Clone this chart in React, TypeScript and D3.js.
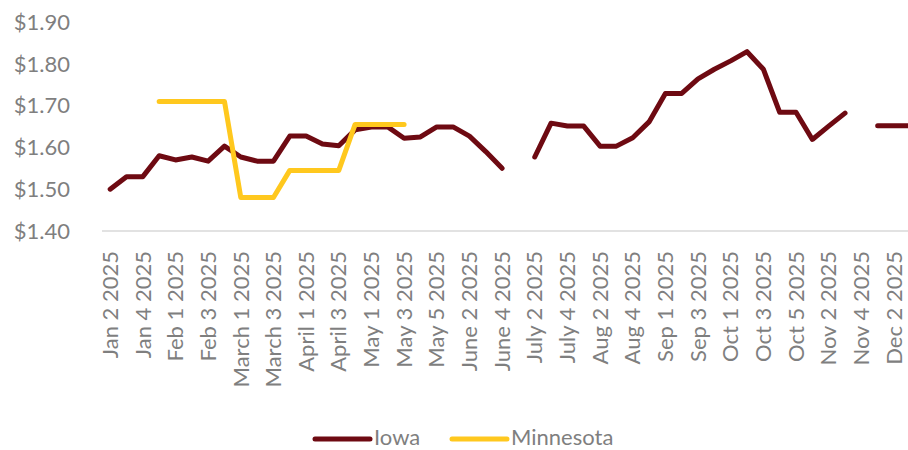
import React, { useEffect, useRef } from "react";
import * as d3 from "d3";

// weekly categories (Jan 2 .. Dec 3), labels shown every other week
const categories: string[] = [
  "Jan 2 2025", "Jan 3 2025", "Jan 4 2025", "Jan 5 2025",
  "Feb 1 2025", "Feb 2 2025", "Feb 3 2025", "Feb 4 2025",
  "March 1 2025", "March 2 2025", "March 3 2025", "March 4 2025",
  "April 1 2025", "April 2 2025", "April 3 2025", "April 4 2025",
  "May 1 2025", "May 2 2025", "May 3 2025", "May 4 2025", "May 5 2025",
  "June 1 2025", "June 2 2025", "June 3 2025", "June 4 2025",
  "July 1 2025", "July 2 2025", "July 3 2025", "July 4 2025",
  "Aug 1 2025", "Aug 2 2025", "Aug 3 2025", "Aug 4 2025", "Aug 5 2025",
  "Sep 1 2025", "Sep 2 2025", "Sep 3 2025", "Sep 4 2025",
  "Oct 1 2025", "Oct 2 2025", "Oct 3 2025", "Oct 4 2025", "Oct 5 2025",
  "Nov 1 2025", "Nov 2 2025", "Nov 3 2025", "Nov 4 2025",
  "Dec 1 2025", "Dec 2 2025", "Dec 3 2025",
];

const iowa: (number | null)[] = [
  1.5, 1.53, 1.53, 1.58, 1.57, 1.577, 1.567, 1.603, 1.577, 1.567,
  1.567, 1.627, 1.627, 1.608, 1.604, 1.642, 1.649, 1.649, 1.622, 1.625,
  1.649, 1.649, 1.627, 1.59, 1.55, null, 1.577, 1.658, 1.651, 1.651,
  1.603, 1.603, 1.623, 1.661, 1.729, 1.729, 1.764, 1.787, 1.807, 1.829,
  1.787, 1.684, 1.684, 1.619, 1.651, 1.682, null, 1.652, 1.652, 1.652,
];

const minnesota: (number | null)[] = [
  null, null, null, 1.71, 1.71, 1.71, 1.71, 1.71, 1.48, 1.48,
  1.48, 1.545, 1.545, 1.545, 1.545, 1.655, 1.655, 1.655, 1.655, null,
  null, null, null, null, null, null, null, null, null, null,
  null, null, null, null, null, null, null, null, null, null,
  null, null, null, null, null, null, null, null, null, null,
];

const yTicks: number[] = [1.4, 1.5, 1.6, 1.7, 1.8, 1.9];

const seriesNames = ["Iowa", "Minnesota"];
const seriesColors = ["#6E0A12", "#FFC81E"];

const App: React.FC = () => {
  const svgRef = useRef<SVGSVGElement | null>(null);

  useEffect(() => {
    if (!svgRef.current) return;
    const width = 908;
    const height = 450;
    const font = "Lato, 'Open Sans', sans-serif";
    const textColor = "#7F7F7F";

    const svg = d3.select(svgRef.current);
    svg.selectAll("*").remove();
    svg.attr("width", width).attr("height", height);

    const left = 102;
    const band = 16.33;
    const x = d3
      .scaleBand<string>()
      .domain(categories)
      .range([left, left + band * categories.length]);

    const y = d3.scaleLinear().domain([1.4, 1.9]).range([231, 22]);

    // y tick labels
    svg
      .append("g")
      .selectAll("text")
      .data(yTicks)
      .enter()
      .append("text")
      .attr("x", 70)
      .attr("y", (d) => y(d))
      .attr("dy", "0.35em")
      .attr("text-anchor", "end")
      .style("font-family", font)
      .style("font-size", "22px")
      .style("fill", textColor)
      .text((d) => d3.format("$.2f")(d));

    // x axis baseline
    svg
      .append("line")
      .attr("x1", left)
      .attr("x2", width)
      .attr("y1", y(1.4))
      .attr("y2", y(1.4))
      .attr("stroke", "#D9D9D9")
      .attr("stroke-width", 1.5);

    // x labels, every other category
    svg
      .append("g")
      .selectAll("text")
      .data(categories.filter((_, i) => i % 2 === 0))
      .enter()
      .append("text")
      .attr("transform", (d) => `translate(${x(d)! + band / 2},251) rotate(-90)`)
      .attr("dy", "0.35em")
      .attr("text-anchor", "end")
      .style("font-family", font)
      .style("font-size", "22px")
      .style("fill", textColor)
      .text((d) => d);

    const line = d3
      .line<number | null>()
      .defined((d) => d !== null)
      .x((_, i) => x(categories[i])! + band / 2)
      .y((d) => y(d as number));

    [iowa, minnesota].forEach((s, k) => {
      svg
        .append("path")
        .attr("d", line(s))
        .attr("fill", "none")
        .attr("stroke", seriesColors[k])
        .attr("stroke-width", 5)
        .attr("stroke-linejoin", "round")
        .attr("stroke-linecap", "round");
    });

    // legend
    const legendX = [315, 452];
    const legendY = 437;
    seriesNames.forEach((name, k) => {
      svg
        .append("line")
        .attr("x1", legendX[k])
        .attr("x2", legendX[k] + 55)
        .attr("y1", legendY + 2)
        .attr("y2", legendY + 2)
        .attr("stroke", seriesColors[k])
        .attr("stroke-width", 5)
        .attr("stroke-linecap", "round");
      svg
        .append("text")
        .attr("x", legendX[k] + 59)
        .attr("y", legendY)
        .attr("dy", "0.35em")
        .style("font-family", font)
        .style("font-size", "22px")
        .style("fill", textColor)
        .text(name);
    });
  }, []);

  return (
    <svg
      ref={svgRef}
      style={{ position: "absolute", left: 0, top: 0, display: "block", background: "#fff" }}
    ></svg>
  );
};

export default App;
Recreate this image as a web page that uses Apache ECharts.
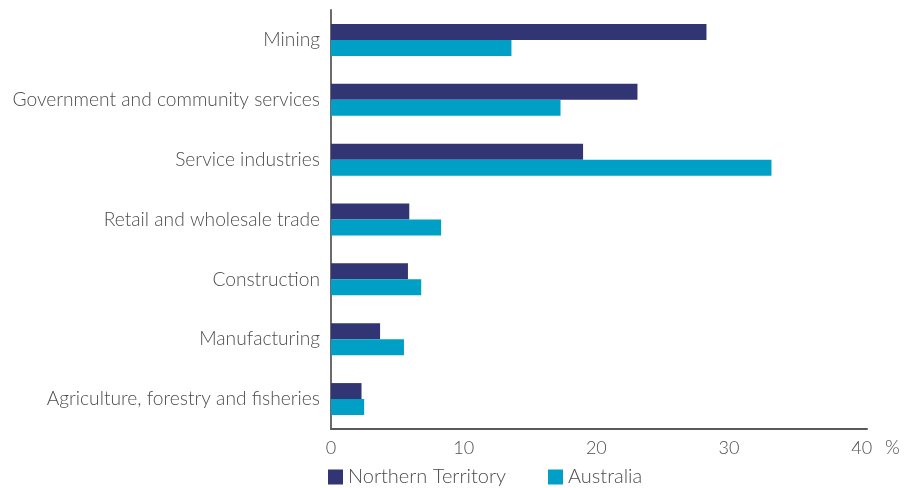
<!DOCTYPE html>
<html>
<head>
<meta charset="utf-8">
<script src="https://cdn.jsdelivr.net/npm/echarts@6/dist/echarts.min.js"></script>
<style>
  html, body { margin: 0; padding: 0; background: #fff; }
  #chart { width: 907px; height: 488px; }
</style>
</head>
<body>
<div id="chart"></div>
<script>
// Industry share of output, per cent (top to bottom)
const industries = [
  'Mining',
  'Government and community services',
  'Service industries',
  'Retail and wholesale trade',
  'Construction',
  'Manufacturing',
  'Agriculture, forestry and fisheries'
];
const northernTerritory = [28.3, 23.1, 19.0, 5.9, 5.8, 3.7, 2.3];
const australia = [13.6, 17.3, 33.2, 8.3, 6.8, 5.5, 2.5];
const seriesNames = ['Northern Territory', 'Australia'];
const xTicks = [0, 10, 20, 30, 40];

const FONT = 'Lato, "Open Sans", sans-serif';
const TEXT = '#4d4d4d';

const chart = echarts.init(document.getElementById('chart'), null, { renderer: 'canvas' });
chart.setOption({
  animation: false,
  backgroundColor: '#ffffff',
  textStyle: { fontFamily: FONT },
  grid: { left: 331, right: 40, top: 10, height: 419, containLabel: false },
  legend: {
    data: seriesNames,
    left: 323,
    top: 462,
    itemWidth: 15,
    itemHeight: 15,
    itemGap: 42,
    icon: 'rect',
    textStyle: { fontFamily: FONT, fontSize: 20, color: TEXT, fontWeight: 300 }
  },
  xAxis: {
    type: 'value',
    min: 0,
    max: 40.4,
    interval: 10,
    name: '%',
    nameLocation: 'end',
    nameGap: 18,
    nameTextStyle: { fontFamily: FONT, fontSize: 19, color: TEXT, fontWeight: 300, verticalAlign: 'top', padding: [9, 0, 0, 0] },
    axisLine: { show: true, lineStyle: { color: '#595959', width: 2 } },
    axisTick: { show: false },
    splitLine: { show: false },
    axisLabel: {
      margin: 10,
      fontFamily: FONT, fontSize: 18, color: TEXT, fontWeight: 300,
      showMaxLabel: true,
      formatter: v => (xTicks.indexOf(v) >= 0 ? String(v) : '')
    }
  },
  yAxis: {
    type: 'category',
    data: industries,
    inverse: true,
    axisLine: { show: true, lineStyle: { color: '#6b6b6b', width: 2 } },
    axisTick: { show: false },
    axisLabel: { margin: 11, fontFamily: FONT, fontSize: 19.2, color: TEXT, fontWeight: 300 }
  },
  series: [
    {
      name: seriesNames[0],
      type: 'bar',
      data: northernTerritory,
      barWidth: 16,
      barGap: '0%',
      itemStyle: { color: '#323573' }
    },
    {
      name: seriesNames[1],
      type: 'bar',
      data: australia,
      barWidth: 16,
      barGap: '0%',
      itemStyle: { color: '#009fc5' }
    }
  ]
});
</script>
</body>
</html>
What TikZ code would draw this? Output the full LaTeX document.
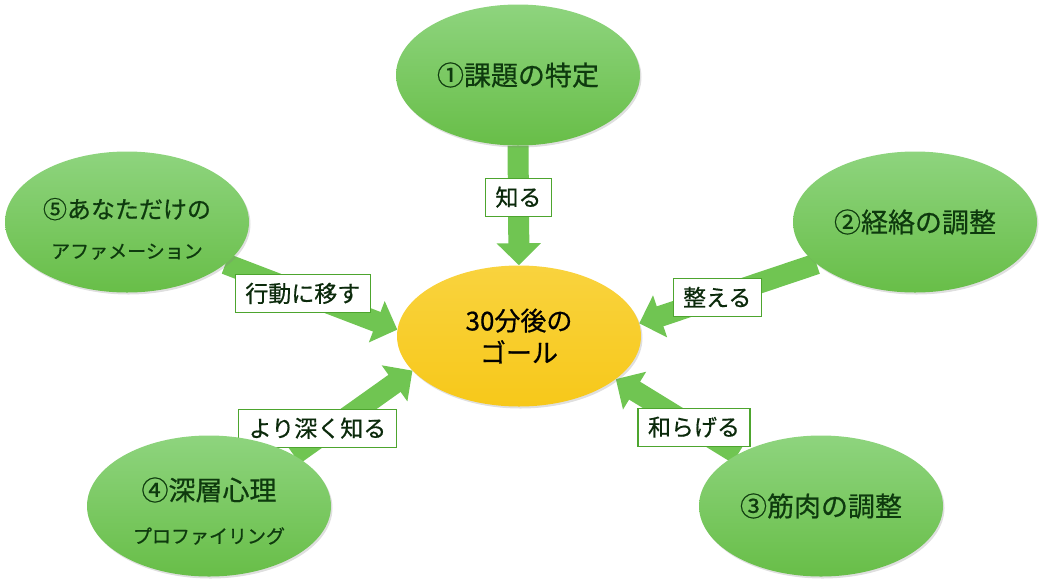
- - -
* _Written request_:
Extract, word for word, each line from the top of the data down to and including the line with "const svgRef = useRef<SVGSVGElement"; skip the pictures.

* _Task answer_:
Clone this chart in React, TypeScript and D3.js.
import React, { useEffect, useRef } from "react";
import * as d3 from "d3";

// weekly categories (Jan 2 .. Dec 3), labels shown every other week
const categories: string[] = [
  "Jan 2 2025", "Jan 3 2025", "Jan 4 2025", "Jan 5 2025",
  "Feb 1 2025", "Feb 2 2025", "Feb 3 2025", "Feb 4 2025",
  "March 1 2025", "March 2 2025", "March 3 2025", "March 4 2025",
  "April 1 2025", "April 2 2025", "April 3 2025", "April 4 2025",
  "May 1 2025", "May 2 2025", "May 3 2025", "May 4 2025", "May 5 2025",
  "June 1 2025", "June 2 2025", "June 3 2025", "June 4 2025",
  "July 1 2025", "July 2 2025", "July 3 2025", "July 4 2025",
  "Aug 1 2025", "Aug 2 2025", "Aug 3 2025", "Aug 4 2025", "Aug 5 2025",
  "Sep 1 2025", "Sep 2 2025", "Sep 3 2025", "Sep 4 2025",
  "Oct 1 2025", "Oct 2 2025", "Oct 3 2025", "Oct 4 2025", "Oct 5 2025",
  "Nov 1 2025", "Nov 2 2025", "Nov 3 2025", "Nov 4 2025",
  "Dec 1 2025", "Dec 2 2025", "Dec 3 2025",
];

const iowa: (number | null)[] = [
  1.5, 1.53, 1.53, 1.58, 1.57, 1.577, 1.567, 1.603, 1.577, 1.567,
  1.567, 1.627, 1.627, 1.608, 1.604, 1.642, 1.649, 1.649, 1.622, 1.625,
  1.649, 1.649, 1.627, 1.59, 1.55, null, 1.577, 1.658, 1.651, 1.651,
  1.603, 1.603, 1.623, 1.661, 1.729, 1.729, 1.764, 1.787, 1.807, 1.829,
  1.787, 1.684, 1.684, 1.619, 1.651, 1.682, null, 1.652, 1.652, 1.652,
];

const minnesota: (number | null)[] = [
  null, null, null, 1.71, 1.71, 1.71, 1.71, 1.71, 1.48, 1.48,
  1.48, 1.545, 1.545, 1.545, 1.545, 1.655, 1.655, 1.655, 1.655, null,
  null, null, null, null, null, null, null, null, null, null,
  null, null, null, null, null, null, null, null, null, null,
  null, null, null, null, null, null, null, null, null, null,
];

const yTicks: number[] = [1.4, 1.5, 1.6, 1.7, 1.8, 1.9];

const seriesNames = ["Iowa", "Minnesota"];
const seriesColors = ["#6E0A12", "#FFC81E"];

const App: React.FC = () => {
  const svgRef = useRef<SVGSVGElement | null>(null);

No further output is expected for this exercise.